THE EXERCISE:
Your task is to transcribe all the entries exactly, excluding pictures.

DATA RECORDS:
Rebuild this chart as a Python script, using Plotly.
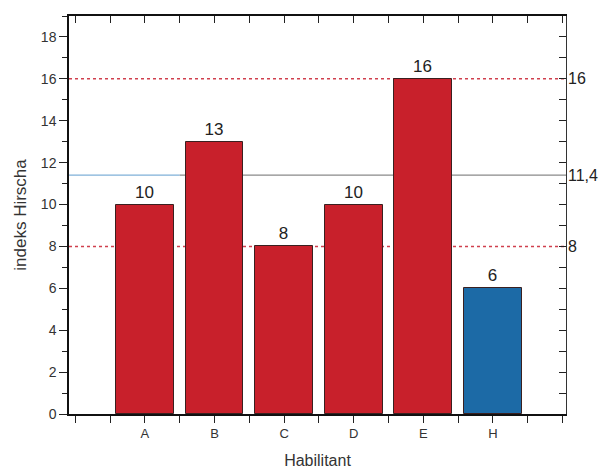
import plotly.graph_objects as go

categories = ["A", "B", "C", "D", "E", "H"]
h_index = [10, 13, 8, 10, 16, 6]
bar_colors = ["#c8202b", "#c8202b", "#c8202b", "#c8202b", "#c8202b", "#1c6aa6"]
ref_dotted = [16, 8]
ref_mean = 11.4
right_labels = ["16", "11,4", "8"]
right_vals = [16, 11.4, 8]

positions = list(range(1, len(categories) + 1))
XR = [-0.09, 7.05]
YR = [0, 19]

fig = go.Figure()
fig.add_trace(go.Bar(
    x=positions, y=h_index, width=0.83,
    marker=dict(color=bar_colors, line=dict(color="#3a2020", width=1)),
    text=[str(v) for v in h_index], textposition="outside",
    textfont=dict(size=17, color="#222", family="Liberation Sans, Arial"),
    cliponaxis=False, showlegend=False,
))

shapes = []
for v in ref_dotted:
    shapes.append(dict(type="line", xref="x", yref="y", x0=XR[0], x1=XR[1], y0=v, y1=v,
                       line=dict(color="#d0404e", width=1.5, dash="dot"), layer="below"))
shapes.append(dict(type="line", xref="x", yref="y", x0=XR[0], x1=1.5, y0=ref_mean, y1=ref_mean,
                   line=dict(color="#7fb0d8", width=1.3), layer="below"))
shapes.append(dict(type="line", xref="x", yref="y", x0=1.5, x1=XR[1], y0=ref_mean, y1=ref_mean,
                   line=dict(color="#8a8a8a", width=1.3), layer="below"))

annotations = []
for lab, v in zip(right_labels, right_vals):
    annotations.append(dict(x=1.0, xref="paper", y=v, yref="y", text=lab, showarrow=False,
                            xanchor="left", yanchor="middle", xshift=0,
                            font=dict(size=16, color="#222", family="Liberation Sans, Arial")))

fig.add_trace(go.Scatter(x=[XR[0]], y=[0], xaxis="x2", yaxis="y2", mode="markers",
                         marker=dict(opacity=0), showlegend=False, hoverinfo="skip"))

fig.update_layout(
    width=600, height=467,
    margin=dict(l=61, r=42, t=8, b=61, autoexpand=False),
    paper_bgcolor="white", plot_bgcolor="white",
    font=dict(family="Liberation Sans, Arial", color="#333"),
    shapes=shapes, annotations=annotations,
    bargap=0,
    xaxis=dict(
        range=XR, showgrid=False, zeroline=False, automargin=False,
        showline=True, linecolor="#111", linewidth=1.5,
        tickmode="array", tickvals=positions, ticktext=categories,
        ticks="outside", ticklen=7, tickcolor="#222", tickwidth=1,
        tickfont=dict(size=13, color="#333"),
        minor=dict(tickmode="linear", tick0=0, dtick=0.5, ticks="outside", ticklen=7,
                   tickcolor="#222", tickwidth=1),
        title=dict(text="Habilitant", font=dict(size=16, color="#333"), standoff=14),
    ),
    yaxis=dict(
        range=YR, showgrid=False, zeroline=False, automargin=False,
        showline=True, linecolor="#111", linewidth=1.5,
        tickmode="linear", tick0=0, dtick=2,
        ticks="outside", ticklen=8, tickcolor="#222", tickwidth=1,
        tickfont=dict(size=14, color="#333"),
        minor=dict(tickmode="linear", tick0=0, dtick=1, ticks="outside", ticklen=5,
                   tickcolor="#222", tickwidth=1),
        title=dict(text="indeks Hirscha", font=dict(size=17, color="#333"), standoff=10),
    ),
    xaxis2=dict(
        range=XR, overlaying="x", side="top", showgrid=False, zeroline=False,
        showline=True, linecolor="#111", linewidth=2, automargin=False,
        tickmode="linear", tick0=0, dtick=0.5, ticks="inside", ticklen=7,
        tickcolor="#222", showticklabels=False,
    ),
    yaxis2=dict(
        range=YR, overlaying="y", side="right", showgrid=False, zeroline=False,
        showline=True, linecolor="#333", linewidth=1.2, automargin=False,
        tickmode="linear", tick0=0, dtick=1, ticks="inside", ticklen=7,
        tickcolor="#222", showticklabels=False,
    ),
)

fig.write_html("out.html")
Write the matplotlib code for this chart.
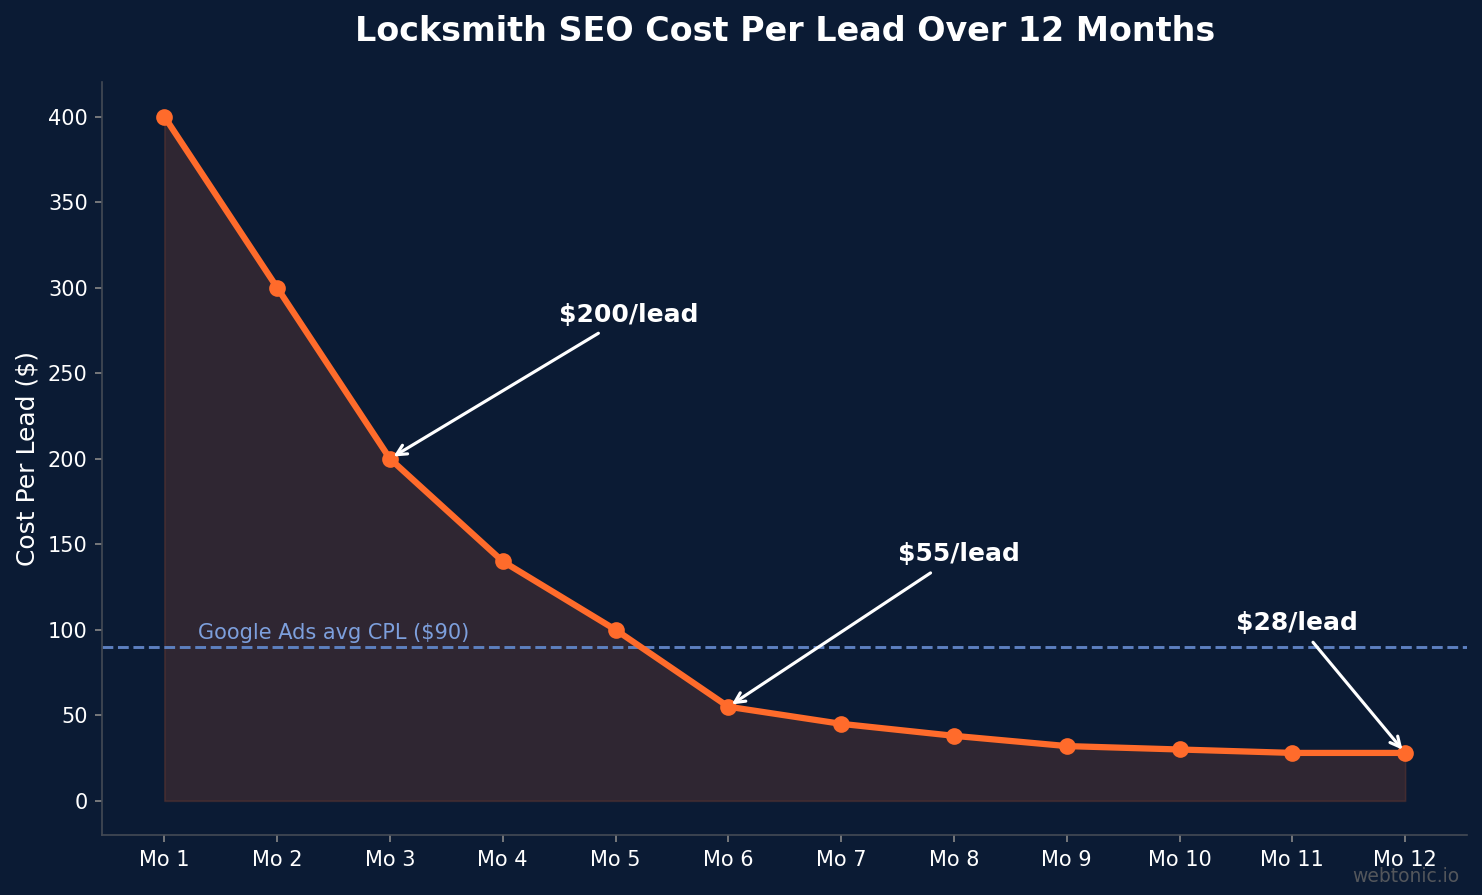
import numpy as np
import matplotlib.pyplot as plt

months = ['Mo 1', 'Mo 2', 'Mo 3', 'Mo 4', 'Mo 5', 'Mo 6',
          'Mo 7', 'Mo 8', 'Mo 9', 'Mo 10', 'Mo 11', 'Mo 12']
cpl = [400, 300, 200, 140, 100, 55, 45, 38, 32, 30, 28, 28]
google_ads_cpl = 90
callouts = [(2, '$200/lead', 3.5, 277), (5, '$55/lead', 6.5, 137), (11, '$28/lead', 9.5, 97)]

bg = '#0b1b34'
orange = '#ff6b2b'

fig, ax = plt.subplots(figsize=(9.88, 5.967), dpi=150)
fig.patch.set_facecolor(bg)
ax.set_facecolor(bg)

x = np.arange(len(months))
ax.fill_between(x, cpl, 0, color=orange, alpha=0.15, edgecolor=orange, linewidth=0.8)
ax.plot(x, cpl, color=orange, linewidth=3, marker='o', markersize=7, zorder=3)

# benchmark line
ax.axhline(google_ads_cpl, color='#5d80c0', linestyle='--', linewidth=1.4)
ax.text(0.3, google_ads_cpl + 2, 'Google Ads avg CPL ($90)', color='#7d9fdc',
        fontsize=10, va='bottom')

for i, label, tx, ty in callouts:
    ax.annotate(label, xy=(x[i], cpl[i]), xytext=(tx, ty),
                color='white', fontsize=12, fontweight='bold', ha='left', va='bottom',
                arrowprops=dict(arrowstyle='->', color='white', lw=1.5))

ax.set_ylim(-20, 420)
ax.set_xticks(x)
ax.set_xticklabels(months)
ax.set_ylabel('Cost Per Lead ($)', color='white', fontsize=12)
ax.set_title('Locksmith SEO Cost Per Lead Over 12 Months', color='white',
             fontsize=16, fontweight='bold', pad=20)

ax.tick_params(colors='white', labelsize=10)
ax.tick_params(axis='both', color='#888888')
for side in ['top', 'right']:
    ax.spines[side].set_visible(False)
for side in ['left', 'bottom']:
    ax.spines[side].set_color('#444a55')

fig.text(0.985, 0.01, 'webtonic.io', color='#666666', fontsize=9, ha='right', va='bottom', alpha=0.8)

fig.subplots_adjust(left=0.069, right=0.99, top=0.908, bottom=0.067)
plt.savefig('out.png', facecolor=bg)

FINISHED EXERCISE:
Rebuild this chart as a Python script, using Plotly.
import plotly.graph_objects as go

categories = ["A", "B", "C", "D", "E", "H"]
h_index = [10, 13, 8, 10, 16, 6]
bar_colors = ["#c8202b", "#c8202b", "#c8202b", "#c8202b", "#c8202b", "#1c6aa6"]
ref_dotted = [16, 8]
ref_mean = 11.4
right_labels = ["16", "11,4", "8"]
right_vals = [16, 11.4, 8]

positions = list(range(1, len(categories) + 1))
XR = [-0.09, 7.05]
YR = [0, 19]

fig = go.Figure()
fig.add_trace(go.Bar(
    x=positions, y=h_index, width=0.83,
    marker=dict(color=bar_colors, line=dict(color="#3a2020", width=1)),
    text=[str(v) for v in h_index], textposition="outside",
    textfont=dict(size=17, color="#222", family="Liberation Sans, Arial"),
    cliponaxis=False, showlegend=False,
))

shapes = []
for v in ref_dotted:
    shapes.append(dict(type="line", xref="x", yref="y", x0=XR[0], x1=XR[1], y0=v, y1=v,
                       line=dict(color="#d0404e", width=1.5, dash="dot"), layer="below"))
shapes.append(dict(type="line", xref="x", yref="y", x0=XR[0], x1=1.5, y0=ref_mean, y1=ref_mean,
                   line=dict(color="#7fb0d8", width=1.3), layer="below"))
shapes.append(dict(type="line", xref="x", yref="y", x0=1.5, x1=XR[1], y0=ref_mean, y1=ref_mean,
                   line=dict(color="#8a8a8a", width=1.3), layer="below"))

annotations = []
for lab, v in zip(right_labels, right_vals):
    annotations.append(dict(x=1.0, xref="paper", y=v, yref="y", text=lab, showarrow=False,
                            xanchor="left", yanchor="middle", xshift=0,
                            font=dict(size=16, color="#222", family="Liberation Sans, Arial")))

fig.add_trace(go.Scatter(x=[XR[0]], y=[0], xaxis="x2", yaxis="y2", mode="markers",
                         marker=dict(opacity=0), showlegend=False, hoverinfo="skip"))

fig.update_layout(
    width=600, height=467,
    margin=dict(l=61, r=42, t=8, b=61, autoexpand=False),
    paper_bgcolor="white", plot_bgcolor="white",
    font=dict(family="Liberation Sans, Arial", color="#333"),
    shapes=shapes, annotations=annotations,
    bargap=0,
    xaxis=dict(
        range=XR, showgrid=False, zeroline=False, automargin=False,
        showline=True, linecolor="#111", linewidth=1.5,
        tickmode="array", tickvals=positions, ticktext=categories,
        ticks="outside", ticklen=7, tickcolor="#222", tickwidth=1,
        tickfont=dict(size=13, color="#333"),
        minor=dict(tickmode="linear", tick0=0, dtick=0.5, ticks="outside", ticklen=7,
                   tickcolor="#222", tickwidth=1),
        title=dict(text="Habilitant", font=dict(size=16, color="#333"), standoff=14),
    ),
    yaxis=dict(
        range=YR, showgrid=False, zeroline=False, automargin=False,
        showline=True, linecolor="#111", linewidth=1.5,
        tickmode="linear", tick0=0, dtick=2,
        ticks="outside", ticklen=8, tickcolor="#222", tickwidth=1,
        tickfont=dict(size=14, color="#333"),
        minor=dict(tickmode="linear", tick0=0, dtick=1, ticks="outside", ticklen=5,
                   tickcolor="#222", tickwidth=1),
        title=dict(text="indeks Hirscha", font=dict(size=17, color="#333"), standoff=10),
    ),
    xaxis2=dict(
        range=XR, overlaying="x", side="top", showgrid=False, zeroline=False,
        showline=True, linecolor="#111", linewidth=2, automargin=False,
        tickmode="linear", tick0=0, dtick=0.5, ticks="inside", ticklen=7,
        tickcolor="#222", showticklabels=False,
    ),
    yaxis2=dict(
        range=YR, overlaying="y", side="right", showgrid=False, zeroline=False,
        showline=True, linecolor="#333", linewidth=1.2, automargin=False,
        tickmode="linear", tick0=0, dtick=1, ticks="inside", ticklen=7,
        tickcolor="#222", showticklabels=False,
    ),
)

fig.write_html("out.html")
Write the matplotlib code for this chart.
import numpy as np
import matplotlib.pyplot as plt

months = ['Mo 1', 'Mo 2', 'Mo 3', 'Mo 4', 'Mo 5', 'Mo 6',
          'Mo 7', 'Mo 8', 'Mo 9', 'Mo 10', 'Mo 11', 'Mo 12']
cpl = [400, 300, 200, 140, 100, 55, 45, 38, 32, 30, 28, 28]
google_ads_cpl = 90
callouts = [(2, '$200/lead', 3.5, 277), (5, '$55/lead', 6.5, 137), (11, '$28/lead', 9.5, 97)]

bg = '#0b1b34'
orange = '#ff6b2b'

fig, ax = plt.subplots(figsize=(9.88, 5.967), dpi=150)
fig.patch.set_facecolor(bg)
ax.set_facecolor(bg)

x = np.arange(len(months))
ax.fill_between(x, cpl, 0, color=orange, alpha=0.15, edgecolor=orange, linewidth=0.8)
ax.plot(x, cpl, color=orange, linewidth=3, marker='o', markersize=7, zorder=3)

# benchmark line
ax.axhline(google_ads_cpl, color='#5d80c0', linestyle='--', linewidth=1.4)
ax.text(0.3, google_ads_cpl + 2, 'Google Ads avg CPL ($90)', color='#7d9fdc',
        fontsize=10, va='bottom')

for i, label, tx, ty in callouts:
    ax.annotate(label, xy=(x[i], cpl[i]), xytext=(tx, ty),
                color='white', fontsize=12, fontweight='bold', ha='left', va='bottom',
                arrowprops=dict(arrowstyle='->', color='white', lw=1.5))

ax.set_ylim(-20, 420)
ax.set_xticks(x)
ax.set_xticklabels(months)
ax.set_ylabel('Cost Per Lead ($)', color='white', fontsize=12)
ax.set_title('Locksmith SEO Cost Per Lead Over 12 Months', color='white',
             fontsize=16, fontweight='bold', pad=20)

ax.tick_params(colors='white', labelsize=10)
ax.tick_params(axis='both', color='#888888')
for side in ['top', 'right']:
    ax.spines[side].set_visible(False)
for side in ['left', 'bottom']:
    ax.spines[side].set_color('#444a55')

fig.text(0.985, 0.01, 'webtonic.io', color='#666666', fontsize=9, ha='right', va='bottom', alpha=0.8)

fig.subplots_adjust(left=0.069, right=0.99, top=0.908, bottom=0.067)
plt.savefig('out.png', facecolor=bg)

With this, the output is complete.